Losing and gaining a color should ideally make the drafting experience feel like a fresh challenge: as if the world has been turned on its head, and the context of what is the dominant color has fundamentally changed, and the way you go about attacking it is fundamentally different. That also seems to work better with the hate draft elements of a grid draft. Any commentary about this from your orzhova cube?

That way if we do a 5 week league, its kind of like a triathlon (pentathlon?) with the nature of the challenge changing with every week, and the range of streategies varying with those changes.


I unfortunately have been unable to cube this year... no group (slowly feeling out local populace ... built a Ravnica-based fantasy set that should minimize theft when I can finally host some...) plus heavy workload. :( For now, Orzhov cube is just an unboxed theorycraft.

Approaching 4-c grid from a "something is missing" top-down design is a really nifty idea! How would you propose approaching it: would you want to theory craft and build each grid from the ground up or start with a cube and pare it down?

Also, I chatted with ahadabans (the module-cube owner that I forgot previously), and he was gracious enough to upload the modules again for perusal: http://riptidelab.com/forum/threads/modular-cube-5-colors.800/ . I am excited to look at 2-3 modules, remove a color, add some duplicates and see what the card population is like!

Kirblinx said:
So the main problem with Grid draft is that the player going first has the chance to take the top 33% of that pack in one pick. Why not lower that percentage? Why not have the person going first take a singular card. This could be the bomb card of the pack or the synergy card they need. Then let the second player pick a row or column then the first player gets to pick their row or column.

This idea also intrigues me; maybe grid drafting has been flawed!
 

Grillo_Parlante

Contributor
Approaching 4-c grid from a "something is missing" top-down design is a really nifty idea! How would you propose approaching it: would you want to theory craft and build each grid from the ground up or start with a cube and pare it down?

This idea also intrigues me; maybe grid drafting has been flawed!

I think the thing that I'm most worried about from doing other small set cubes is the lack of a print run, which means you can just get weird pools of cards: removal saturated pools or removal light pools etc.

I was thinking of condensing it down from 360 to make the pools feel more consistent, and make sure each color has a truly unique feeling identity: e.g. blue is direct card advantage.

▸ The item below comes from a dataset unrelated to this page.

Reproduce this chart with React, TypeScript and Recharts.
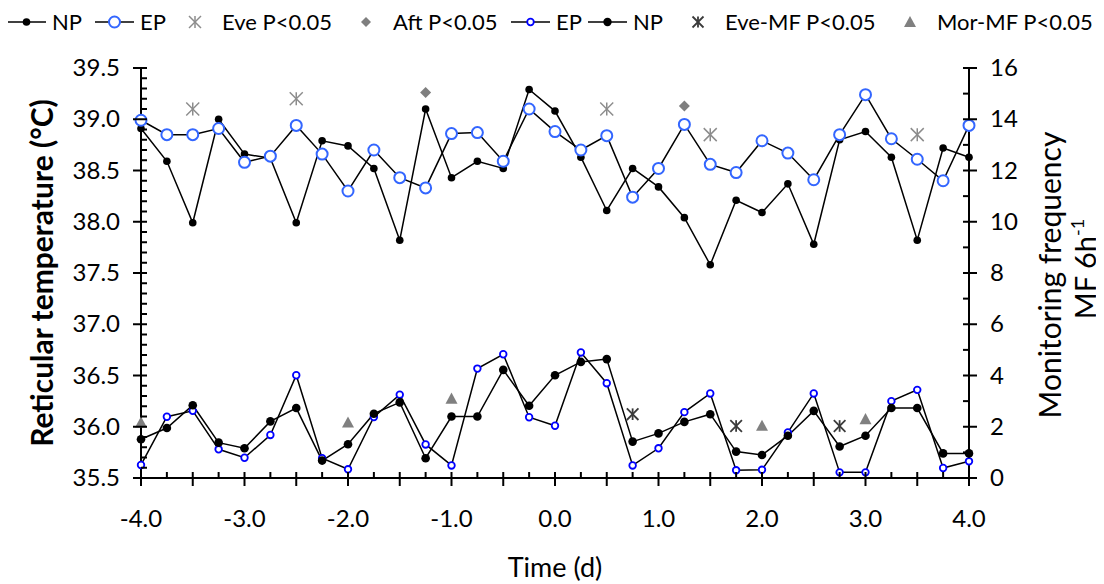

Also its probably important to have a very flat power level, because otherwise its like you're just making endless first and second picks from pristine boosters.
 
Here are two 4c grids (two-colors weighted heavier, low power level from same "card pool') that resulted in a lot of fun:

http://www.cubetutor.com/viewcube/55582

http://www.cubetutor.com/viewcube/55581

I made the mistake of not cataloging decks, but about my compatriot that ran through ~10 grids (best of 5 games) had a good time. The penny pincher seems like it would naturally break into a similar experience.

My big questions:

For replayability, what is the best # of cards to include in each grid population? I went with 144 as it's easiest to track the 16 9-card grids, but I am not convinced that it would stand the test of time. I suppose that using a single "cube" to create the grids without waste would just require 180 cards (with 36 not being used). My concern is that the focus of cards to be drafted should be quite a bit different depending on the color missing.

How should the colors be imbalanced at all within a grid? Minus one? Minus two? Strange distribution? We've been working under the 4-color paradigm (which I've quite liked), but there are so many considerations beyond it. Perhaps having 40% of the population being one color and playing all 5 colors is a better solution than just 4 colors. Or maybe 3 colors is the way to go!

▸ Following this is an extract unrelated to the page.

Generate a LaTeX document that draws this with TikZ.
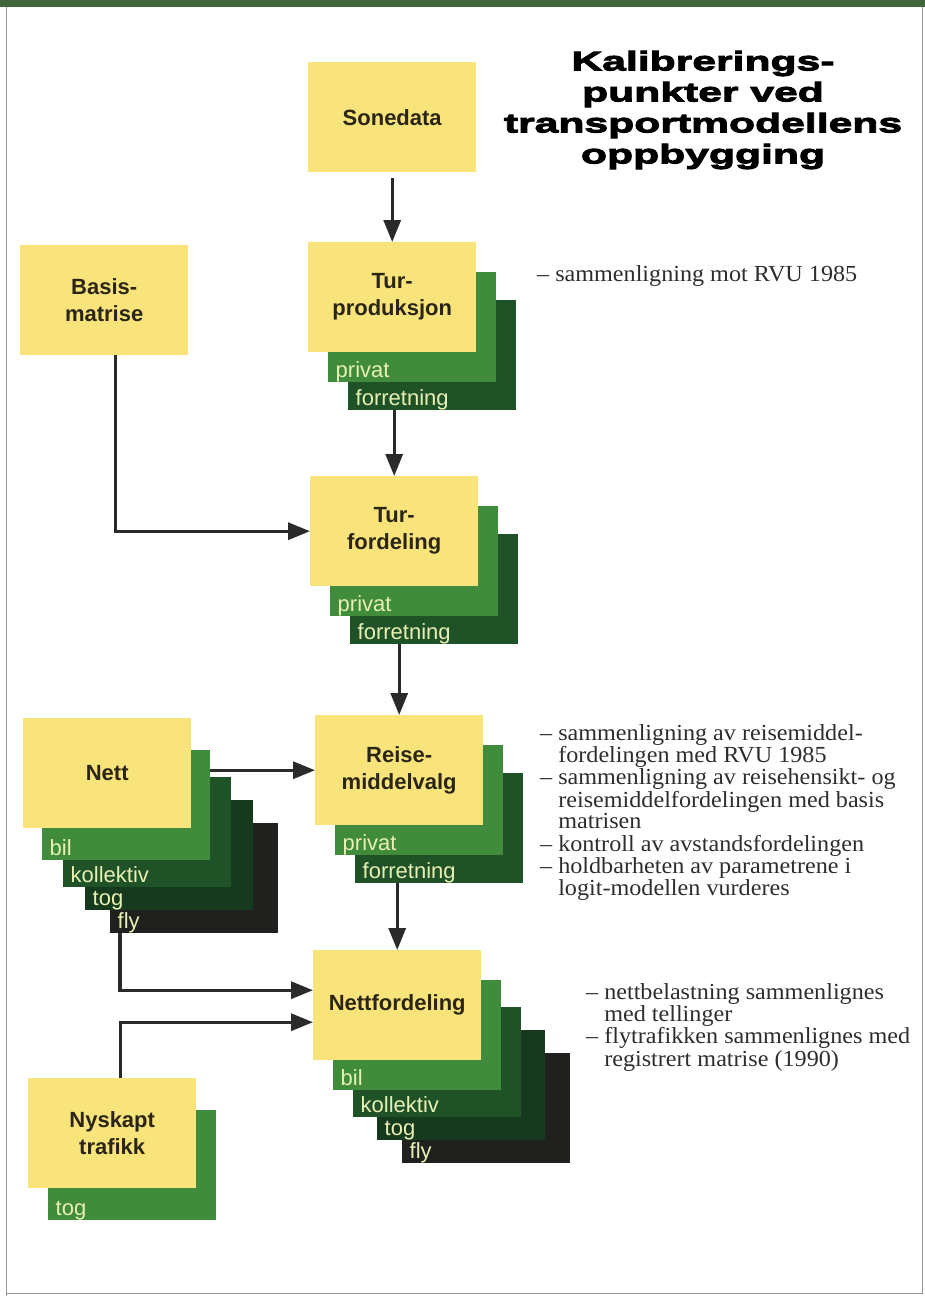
\documentclass[tikz,border=0pt]{standalone}
\usepackage{xcolor}
\usepackage{fontspec}
\setmainfont{Liberation Serif}
\setsansfont{Liberation Sans}
\newfontfamily\titlefont[FakeStretch=1.58,BoldFeatures={FakeBold=3.5}]{Liberation Sans}
\newfontfamily\notefont[FakeStretch=1.05]{Liberation Serif}
\usepackage{tikz}
\usetikzlibrary{positioning, arrows.meta}

\definecolor{boxyellow}{RGB}{248,228,122}
\definecolor{boxtext}{RGB}{43,37,24}
\definecolor{greenA}{RGB}{64,140,60}
\definecolor{greenB}{RGB}{31,82,39}
\definecolor{greenC}{RGB}{22,58,30}
\definecolor{greenD}{RGB}{32,32,30}
\definecolor{lbltext}{RGB}{232,239,180}
\definecolor{arrowgray}{RGB}{42,42,42}
\definecolor{notetext}{RGB}{45,45,45}
\definecolor{topbar}{RGB}{62,104,58}
\definecolor{framegray}{RGB}{150,150,150}

\begin{document}
\begin{tikzpicture}[x=1pt, y=-1pt,
    box/.style={anchor=north west, fill=boxyellow, minimum width=168pt, minimum height=110pt,
      inner sep=0pt, align=center, text=boxtext, font=\sffamily\bfseries\fontsize{22}{27}\selectfont},
    sheet/.style={anchor=north west, fill=#1, minimum width=168pt, minimum height=110pt, inner sep=0pt},
    lbl/.style={anchor=south west, inner sep=0.5pt, xshift=7pt, text depth=4pt, text=lbltext,
      font=\sffamily\fontsize{22}{22}\selectfont},
    arr/.style={line width=3.2pt, draw=arrowgray, -{Triangle[length=22pt,width=17pt]}},
    note/.style={anchor=north west, inner sep=0pt, align=left, text=notetext,
      font=\notefont\fontsize{23}{21}\selectfont}]
  \useasboundingbox (0,0) rectangle (925,1296);

  % page frame
  \fill[topbar] (0,0) rectangle (925,7);
  \draw[framegray, line width=1pt] (6,7) -- (6,1296);
  \draw[framegray, line width=1pt] (922,7) -- (922,1293) -- (6,1293);

  % title
  \node[align=center, text=black, font=\titlefont\bfseries\fontsize{27}{31}\selectfont] (Title) at (703,110)
    {Kalibrerings-\\punkter ved\\transportmodellens\\oppbygging};

  % boxes
  \node[box] (Sonedata) at (308,62) {Sonedata};

  \node[sheet=greenB, label={[lbl]south west:forretning}] (TurprodF) at (348,300) {};
  \node[sheet=greenA, label={[lbl]south west:privat}] (TurprodP) at (328,272) {};
  \node[box] (Turprod) at (308,242) {Tur-\\produksjon};

  \node[box] (Basis) at (20,245) {Basis-\\matrise};

  \node[sheet=greenB, label={[lbl]south west:forretning}] (TurfordF) at (350,534) {};
  \node[sheet=greenA, label={[lbl]south west:privat}] (TurfordP) at (330,506) {};
  \node[box] (Turford) at (310,476) {Tur-\\fordeling};

  \node[sheet=greenD, label={[lbl]south west:fly}] (NettFly) at (110,823) {};
  \node[sheet=greenC, label={[lbl]south west:tog}] (NettTog) at (85,800) {};
  \node[sheet=greenB, label={[lbl]south west:kollektiv}] (NettKoll) at (63,777) {};
  \node[sheet=greenA, label={[lbl]south west:bil}] (NettBil) at (42,750) {};
  \node[box] (Nett) at (23,718) {Nett};

  \node[sheet=greenB, label={[lbl]south west:forretning}] (ReiseF) at (355,773) {};
  \node[sheet=greenA, label={[lbl]south west:privat}] (ReiseP) at (335,745) {};
  \node[box] (Reise) at (315,715) {Reise-\\middelvalg};

  \node[sheet=greenD, label={[lbl]south west:fly}] (NfFly) at (402,1053) {};
  \node[sheet=greenC, label={[lbl]south west:tog}] (NfTog) at (377,1030) {};
  \node[sheet=greenB, label={[lbl]south west:kollektiv}] (NfKoll) at (353,1007) {};
  \node[sheet=greenA, label={[lbl]south west:bil}] (NfBil) at (333,980) {};
  \node[box] (Nettford) at (313,950) {Nettfordeling};

  \node[sheet=greenA, label={[lbl]south west:tog}] (NyTog) at (48,1110) {};
  \node[box] (Nyskapt) at (28,1078) {Nyskapt\\trafikk};

  % connectors
  \draw[arr, shorten <=6pt] (Sonedata.south) -- (Turprod.north);
  \draw[arr] (TurprodF.south -| Turford.north) -- (Turford.north);
  \draw[arr] ([xshift=11pt]Basis.south) |- (Turford.west);
  \draw[arr] (TurfordF.south -| Reise.north) -- (Reise.north);
  \draw[arr] (Reise.west -| NettBil.east) -- (Reise.west);
  \draw[arr] (ReiseF.south -| Nettford.north) -- (Nettford.north);
  \draw[arr] ([xshift=10pt]NettFly.south west) |- ([yshift=15pt]Nettford.west);
  \draw[arr] ([xshift=8pt]Nyskapt.north) |- ([yshift=-17pt]Nettford.west);

  % notes
  \node[note] (NoteProd) at (537,265) {%
    \begin{tabular}{@{}l@{\hspace{6pt}}l@{}}
      – & sammenligning mot RVU 1985
    \end{tabular}};
  \node[note] (NoteReise) at (540,724) {%
    \begin{tabular}{@{}l@{\hspace{6pt}}l@{}}
      – & sammenligning av reisemiddel-\\
        & fordelingen med RVU 1985\\
      – & sammenligning av reisehensikt- og\\
        & reisemiddelfordelingen med basis\\
        & matrisen\\
      – & kontroll av avstandsfordelingen\\
      – & holdbarheten av parametrene i\\
        & logit-modellen vurderes
    \end{tabular}};
  \node[note] (NoteNett) at (586,983) {%
    \begin{tabular}{@{}l@{\hspace{6pt}}l@{}}
      – & nettbelastning sammenlignes\\
        & med tellinger\\
      – & flytrafikken sammenlignes med\\
        & registrert matrise (1990)
    \end{tabular}};
\end{tikzpicture}
\end{document}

And lastly, how to lure unsuspecting magic players to buy into playing a grid for the first time? :/ I tried to get some pickup games at the LGS to no avail.
 

Grillo_Parlante

Contributor
The issue with going from 5 to 4 colors for me was that the cube really wants all five colors to operate as intended. I think you deliberately imbalance it not so much to create real imbalance, but to create some sort of conflict within the environment that drafters have to strategically overcome.

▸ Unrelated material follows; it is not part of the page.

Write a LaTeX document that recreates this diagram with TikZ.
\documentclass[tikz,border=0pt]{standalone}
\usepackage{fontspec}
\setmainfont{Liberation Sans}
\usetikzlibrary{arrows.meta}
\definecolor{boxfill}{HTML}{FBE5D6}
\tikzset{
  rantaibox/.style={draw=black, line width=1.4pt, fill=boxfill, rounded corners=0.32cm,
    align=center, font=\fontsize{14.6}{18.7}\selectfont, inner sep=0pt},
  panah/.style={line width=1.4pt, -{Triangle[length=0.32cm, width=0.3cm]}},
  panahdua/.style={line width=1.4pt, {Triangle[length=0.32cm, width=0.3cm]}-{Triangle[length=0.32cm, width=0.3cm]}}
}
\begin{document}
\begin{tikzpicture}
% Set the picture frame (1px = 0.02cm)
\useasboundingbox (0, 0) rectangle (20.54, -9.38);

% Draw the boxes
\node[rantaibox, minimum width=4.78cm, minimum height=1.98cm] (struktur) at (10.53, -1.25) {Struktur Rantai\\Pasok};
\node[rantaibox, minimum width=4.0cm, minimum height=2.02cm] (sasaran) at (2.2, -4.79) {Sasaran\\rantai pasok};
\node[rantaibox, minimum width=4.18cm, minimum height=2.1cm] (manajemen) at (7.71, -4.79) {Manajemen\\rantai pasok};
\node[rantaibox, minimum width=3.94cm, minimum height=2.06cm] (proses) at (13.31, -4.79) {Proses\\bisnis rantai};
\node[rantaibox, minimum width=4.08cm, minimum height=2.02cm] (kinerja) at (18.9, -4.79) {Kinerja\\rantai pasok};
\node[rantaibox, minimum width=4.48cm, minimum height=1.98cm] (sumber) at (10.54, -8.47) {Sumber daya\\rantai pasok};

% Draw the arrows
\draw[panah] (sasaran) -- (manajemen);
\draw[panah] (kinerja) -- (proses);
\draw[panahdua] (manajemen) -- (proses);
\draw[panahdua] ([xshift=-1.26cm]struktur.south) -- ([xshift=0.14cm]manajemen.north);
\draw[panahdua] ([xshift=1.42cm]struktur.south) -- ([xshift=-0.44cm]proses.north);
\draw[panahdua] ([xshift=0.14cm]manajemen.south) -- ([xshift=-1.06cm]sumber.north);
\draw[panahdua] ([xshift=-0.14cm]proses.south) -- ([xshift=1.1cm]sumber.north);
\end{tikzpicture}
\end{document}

The reality is that grid draft formats are formats built around first and second picks, and thats going to have to be taken into account somewhere, regardless of if you do 4 or 5 colors. While I think the Penny cube is fine for grid drafting, its not optimized for it, as it intends for cards to wheel to achieve critical density in certain spots. If I were optimizing it, I would probably start by tightening the power bands even more, to eliminate wheel cards.

Your two lists look really reasonable to me, and I too like the idea of trying it at 180.